Audemars Piguet Launches Collab with Travis Scott in Latest Culture Play

Swiss luxury watch brand Audemars Piguet is set to renew its longstanding ties to American pop culture with the release of a watch collaboration with hip-hop star Travis Scott and his label Cactus Jack Records.

In partnership with Scott, Audemars Piguet will release a limited-edition version of its Royal Oak watch Friday in a new ceramic, as well as putting out a capsule collection of co-branded merchandise from the Swiss watchmaking house and Cactus Jack.

The new watch will be formally unveiled at an event in New York this evening and will feature a number of motifs from Scott’s Cactus Jack label, including a moon phase decorated with a luminous version of the hip brand’s logo — a smiley face with its mouth sewn shut.

“Travis could raise an army,” said Audemars Piguet’s chief executive François-Henri Bennahmias in an exclusive interview with The Business of Fashion. “He’s got such a power. People follow him in a major way.”

Scott, 32, is one of the most successful hip-hop artists of his generation. His fourth studio album Utopia, released in July, had more than 650 million global streams in its opening week, making it the most commercially successful hip-hop album of the year.

The collaboration is likely to be remembered not just for a wristwatch co-designed by Scott, but for the collection of hoodies, T-shirts, jackets, pyjamas, shorts and caps sold through Scott’s own e-commerce platform.

“People will go nuts when they know that AP and Travis have made merch together,” said Bennahmias. “It breaks pretty much every code. Is it going to be successful? We could have multiplied the quantity by at least 10 times and still been successful.”

Audemars Piguet, Bennahmias said, would make “zero” profit from the clothes and accessories, which instead would fund the Cactus Jack Foundation, which grants scholarships to disadvantaged young people.

The collaboration will also be remembered as François-Henri Bennahmias’s swan-song before he retires from the role of Audemars Piguet’s chief executive at the end of this year, a post he took up in 2012 having joined the company almost 30 years ago.
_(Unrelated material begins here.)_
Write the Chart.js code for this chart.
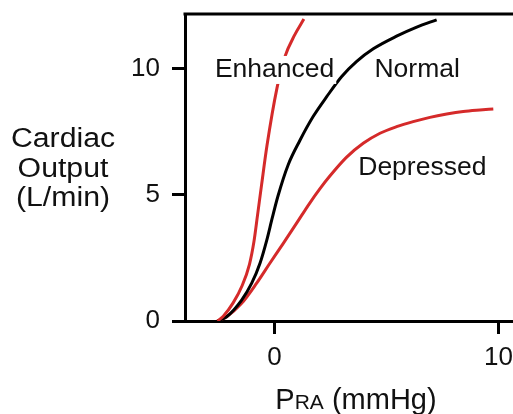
<!DOCTYPE html>
<html>
<head>
<meta charset="utf-8">
<script src="https://cdn.jsdelivr.net/npm/chart.js@4/dist/chart.umd.min.js"></script>
<style>
  html, body { margin: 0; padding: 0; background: #fff; }
</style>
</head>
<body>
<canvas id="myChart" width="513" height="414"></canvas>
<script>
// Cardiac function curves: output vs right atrial pressure
var enhancedX = [-2.55, -2.3, -1.85, -1.45, -1.12, -0.92, -0.76, -0.58, -0.34, 0.11, 0.46, 0.9, 1.31];
var enhancedY = [0, 0.18, 0.72, 1.4, 2.25, 3.15, 4.2, 5.4, 6.95, 9.25, 10.48, 11.35, 11.98];

var normalX = [-2.55, -2.14, -1.47, -1.02, -0.65, -0.35, -0.1, 0.15, 0.61, 1.13, 1.73, 2.33, 3.0, 3.67, 4.41, 5.45, 6.35, 7.24];
var normalY = [0, 0.17, 0.83, 1.5, 2.29, 3.2, 4.1, 4.95, 6.2, 7.16, 8.12, 8.9, 9.7, 10.3, 10.8, 11.3, 11.66, 11.95];

var depressedX = [-2.55, -2.14, -1.47, -0.8, -0.21, 0.39, 1.0, 1.55, 2.03, 2.47, 3.22, 3.96, 4.71, 5.45, 6.19, 6.94, 7.69, 8.43, 9.17, 9.77];
var depressedY = [0, 0.17, 0.7, 1.5, 2.29, 3.08, 3.9, 4.65, 5.25, 5.75, 6.5, 7.05, 7.45, 7.71, 7.91, 8.08, 8.21, 8.31, 8.37, 8.41];

var xTicks = [0, 10];
var yTicks = [0, 5, 10];

var curveNames = ["Enhanced", "Normal", "Depressed"];
var yTitleLines = ["Cardiac", "Output", "(L/min)"];

var RED = "#d52a2a";
var FONT = "'Liberation Sans', Arial, sans-serif";

function toPoints(xs, ys) {
  var pts = [];
  for (var i = 0; i < xs.length; i++) {
    pts.push({ x: xs[i], y: ys[i] });
  }
  return pts;
}

// where the curve names sit (data coords)
var nameSpots = [
  { x: 0.0, y: 9.96, box: true },
  { x: 6.37, y: 9.96, box: false },
  { x: 6.6, y: 6.07, box: false }
];

var textPlugin = {
  id: 'textPlugin',
  afterDatasetsDraw: function(chart) {
    var ctx = chart.ctx;
    var xs = chart.scales.x;
    var ys = chart.scales.y;
    var area = chart.chartArea;
    ctx.save();

    // top frame line
    ctx.strokeStyle = "#000";
    ctx.lineWidth = 3;
    ctx.beginPath();
    ctx.moveTo(area.left - 1.5, area.top);
    ctx.lineTo(area.right, area.top);
    ctx.stroke();

    // curve names
    ctx.font = "26.5px " + FONT;
    ctx.textAlign = "center";
    ctx.textBaseline = "middle";
    for (var i = 0; i < curveNames.length; i++) {
      var px = xs.getPixelForValue(nameSpots[i].x);
      var py = ys.getPixelForValue(nameSpots[i].y);
      if (nameSpots[i].box) {
        var w = ctx.measureText(curveNames[i]).width;
        ctx.fillStyle = "#fff";
        ctx.fillRect(px - w / 2 - 2, py - 14, w + 4, 28);
      }
      ctx.fillStyle = "#111";
      ctx.fillText(curveNames[i], px, py);
    }

    // y title, horizontal lines, a little wide
    ctx.font = "27px " + FONT;
    ctx.textBaseline = "alphabetic";
    var baselines = [147, 176.5, 206];
    for (var j = 0; j < yTitleLines.length; j++) {
      ctx.save();
      ctx.translate(63, baselines[j]);
      ctx.scale(1.12, 1);
      ctx.fillText(yTitleLines[j], 0, 0);
      ctx.restore();
    }

    // x title with small caps subscript
    ctx.textAlign = "left";
    var parts = [["P", 29], ["RA", 21], [" (mmHg)", 29]];
    var total = 0;
    parts.forEach(function(p) {
      ctx.font = p[1] + "px " + FONT;
      total += ctx.measureText(p[0]).width;
    });
    var tx = 356 - total / 2;
    parts.forEach(function(p) {
      ctx.font = p[1] + "px " + FONT;
      ctx.fillText(p[0], tx, 409);
      tx += ctx.measureText(p[0]).width;
    });
    ctx.restore();
  }
};

var lineStyle = {
  borderWidth: 3,
  pointRadius: 0,
  cubicInterpolationMode: 'monotone',
  fill: false
};

var chart = new Chart(document.getElementById("myChart"), {
  type: 'line',
  data: {
    datasets: [
      Object.assign({ label: curveNames[0], data: toPoints(enhancedX, enhancedY), borderColor: RED }, lineStyle),
      Object.assign({ label: curveNames[1], data: toPoints(normalX, normalY), borderColor: "#000" }, lineStyle),
      Object.assign({ label: curveNames[2], data: toPoints(depressedX, depressedY), borderColor: RED }, lineStyle)
    ]
  },
  options: {
    responsive: false,
    animation: false,
    devicePixelRatio: 1,
    layout: { padding: { top: 14, right: 0, left: 0, bottom: 0 } },
    plugins: {
      legend: { display: false },
      tooltip: { enabled: false },
      title: { display: false }
    },
    scales: {
      x: {
        type: 'linear',
        min: -4,
        max: 10.65,
        afterBuildTicks: function(scale) {
          scale.ticks = xTicks.map(function(v) { return { value: v }; });
        },
        afterFit: function(scale) {
          scale.height = 93;
          scale.paddingLeft = 0;
          scale.paddingRight = 0;
        },
        grid: { drawOnChartArea: false, drawTicks: true, tickLength: 13, color: "#000", lineWidth: 3 },
        border: { display: true, color: "#000", width: 3 },
        ticks: { color: "#111", font: { family: FONT, size: 26 }, padding: 8, maxRotation: 0 }
      },
      y: {
        type: 'linear',
        min: 0,
        max: 12.18,
        afterBuildTicks: function(scale) {
          scale.ticks = yTicks.map(function(v) { return { value: v }; });
        },
        afterFit: function(scale) {
          scale.width = 185;
          scale.paddingTop = 0;
          scale.paddingBottom = 0;
        },
        grid: { drawOnChartArea: false, drawTicks: true, tickLength: 13, color: "#000", lineWidth: 3 },
        border: { display: true, color: "#000", width: 3 },
        ticks: { color: "#111", font: { family: FONT, size: 26 }, padding: 12 }
      }
    }
  },
  plugins: [textPlugin]
});
</script>
</body>
</html>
Bennahmias is recognised as one of the watch industry’s most disruptive and influential figures, transforming the family-owned company from a dusty high-end watchmaker into one of the most recognised and in-demand names in luxury.

It was Bennahmias who, while running the company’s US operations, brought it together with Muhammad Ali and Arnold Schwarzenegger for the Time To Give auction in the year 2000, and then forged an unlikely alliance to street culture with the Royal Oak Offshore Jay-Z 10th Anniversary in 2005, a watch collab widely considered by industry observers to be a tipping point for the typically conservative Swiss watch industry.

AP has since continued to align itself with popular culture, nurturing high-profile relationships with stars of film, music, sports and the arts, including LeBron James, Kevin Hart and Ed Sheeran, powering rapid sales growth for its watches which have an average price of 42,000 Swiss francs ($47,970).

Bennahmias said he expects Audemars Piguet’s 2023 revenues to grow by around 200,000 Swiss francs to top 2.3 billion Swiss francs ($2.6 billion).

The partnership with Scott might have been announced sooner. In June this year, a Texas grand jury declined criminal charges brought against Scott after 10 people, including a nine-year-old girl, were killed in a crush at a festival he founded in 2021. Scott was widely criticised for his response to the Astroworld Festival disaster. Bennahmias declined to comment on the incident, but said that Audemars Piguet had waited until the jury’s decision before activating the collaboration, having first met Scott in 2020 when he was a client.